Katherine can’t compel booze! But she’s super-hot, so ultimately it all works out. Also it makes me sad that Matt is still bartending at Mystic Grill. Wasn’t Rebekah supposed to compel him an acceptance to, like, Stanford? Plus 7.
Caroline’s vampire compassion was so beautiful. Helping Jesse heal his roommate … God, I love her. Plus 9.
Caroline close-dancing. Maybe I don’t even ship Steroline. Maybe I just ship Caroline and life. Caroline and people. Caroline and those red solo cups. Plus 8.
Professor Doctor wants to make a breed of vampires who will only feed off of each other, or something. That just sounds gross sexy — don’t we have enough gross sexy already? Minus 7.
Am I going to have to make a debate category for Aaron? Is that even how you spell his name? Some friendly advice, Aaron: I would run very far from all of these people. I would drop out of school, and move to California, and just read books. Be outside in the sunshine. Live out your days on a goddamn raft. Just do not stay here and fall in love with this girl. Minus 5 for ignoring my advice you stupid, fictional character.
Jesse DIED? I know how you kill a vampire, but it just seems like they’re all constantly sticking wood in each other (yowza!) and nothing ever happens. Is Elena the first one of them who managed to actually put it in the right place? (I can’t stop, I’m sorry.) Anyway that just seems highly unlikely to me. Minus 15.
Jesse passing through Bonnie while she was boning Jeremy was pretty awkward. Like how much would it suck to die and then have to show up at a weird sex den before you get to go live in purgatory? Take note, Aaron. This is what happens to extras. Minus 7.

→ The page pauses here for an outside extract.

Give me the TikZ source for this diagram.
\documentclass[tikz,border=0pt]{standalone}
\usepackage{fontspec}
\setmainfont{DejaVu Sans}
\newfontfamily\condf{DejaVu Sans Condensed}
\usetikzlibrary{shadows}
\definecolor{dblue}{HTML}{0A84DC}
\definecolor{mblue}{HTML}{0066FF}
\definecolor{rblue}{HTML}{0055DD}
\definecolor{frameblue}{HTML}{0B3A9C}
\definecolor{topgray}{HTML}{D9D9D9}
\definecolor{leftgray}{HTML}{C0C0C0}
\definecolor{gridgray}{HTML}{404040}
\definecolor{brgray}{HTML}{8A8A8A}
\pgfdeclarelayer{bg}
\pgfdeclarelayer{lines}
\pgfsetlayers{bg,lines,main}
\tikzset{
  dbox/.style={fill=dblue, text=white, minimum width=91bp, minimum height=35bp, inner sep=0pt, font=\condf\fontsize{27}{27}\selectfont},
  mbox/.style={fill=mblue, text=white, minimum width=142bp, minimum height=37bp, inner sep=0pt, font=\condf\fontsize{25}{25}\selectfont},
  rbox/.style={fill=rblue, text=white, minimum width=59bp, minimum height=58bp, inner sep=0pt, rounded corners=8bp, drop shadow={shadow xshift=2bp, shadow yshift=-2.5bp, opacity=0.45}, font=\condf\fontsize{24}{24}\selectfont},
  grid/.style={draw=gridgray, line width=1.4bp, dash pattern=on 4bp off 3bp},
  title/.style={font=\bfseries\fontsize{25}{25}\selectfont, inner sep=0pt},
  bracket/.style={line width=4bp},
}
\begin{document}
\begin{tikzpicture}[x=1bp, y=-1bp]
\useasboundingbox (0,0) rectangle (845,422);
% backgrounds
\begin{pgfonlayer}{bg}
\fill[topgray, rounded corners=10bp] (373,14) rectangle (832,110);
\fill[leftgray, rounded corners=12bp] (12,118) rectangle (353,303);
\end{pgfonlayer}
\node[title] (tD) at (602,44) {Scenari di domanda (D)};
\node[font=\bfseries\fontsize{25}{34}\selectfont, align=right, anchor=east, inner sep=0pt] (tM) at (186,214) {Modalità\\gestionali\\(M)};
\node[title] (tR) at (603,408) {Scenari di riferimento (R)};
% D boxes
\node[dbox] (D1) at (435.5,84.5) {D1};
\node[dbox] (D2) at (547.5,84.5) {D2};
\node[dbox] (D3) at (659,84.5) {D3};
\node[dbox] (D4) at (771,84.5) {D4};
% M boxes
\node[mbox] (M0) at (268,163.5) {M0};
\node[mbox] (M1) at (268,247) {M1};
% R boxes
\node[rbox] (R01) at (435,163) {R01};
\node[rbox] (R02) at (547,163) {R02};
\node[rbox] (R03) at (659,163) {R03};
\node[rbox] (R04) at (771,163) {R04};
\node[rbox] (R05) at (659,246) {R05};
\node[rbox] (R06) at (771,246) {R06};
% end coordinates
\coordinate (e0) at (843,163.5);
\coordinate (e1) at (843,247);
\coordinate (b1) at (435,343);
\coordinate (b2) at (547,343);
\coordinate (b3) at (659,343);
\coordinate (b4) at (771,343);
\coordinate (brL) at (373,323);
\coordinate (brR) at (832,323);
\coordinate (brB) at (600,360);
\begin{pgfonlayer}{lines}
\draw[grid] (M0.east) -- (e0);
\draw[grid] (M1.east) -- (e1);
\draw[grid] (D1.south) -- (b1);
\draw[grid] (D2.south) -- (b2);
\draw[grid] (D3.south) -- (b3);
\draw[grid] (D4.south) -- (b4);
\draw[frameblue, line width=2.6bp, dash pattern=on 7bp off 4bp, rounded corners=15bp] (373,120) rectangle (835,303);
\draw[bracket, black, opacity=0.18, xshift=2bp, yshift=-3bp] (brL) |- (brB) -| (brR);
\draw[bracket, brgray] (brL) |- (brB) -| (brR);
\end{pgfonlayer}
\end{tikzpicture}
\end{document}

“The Elena that I used to know would have given Jesse a chance.” “The outside world is not nearly as dangerous as the person you’re inviting into your own bedroom.” And then: “The day that I stop telling you is the day that we’re no longer best friends.” I love Elena and Caroline’s friendship. I love how complicated it is. Real friendships always are. Remember in the first episode when Caroline said that Elena always gets everything? It was never easy. One of the challenges of transitioning childhood friendships is that we see those people for who they were, and not always who they are. I’m looking forward how this develops. Especially that giant falling out they’re going to have when Stefan and Caroline get together (kidding, not kidding). Plus 20.
Stefan won this round — but only for that interaction with Katherine.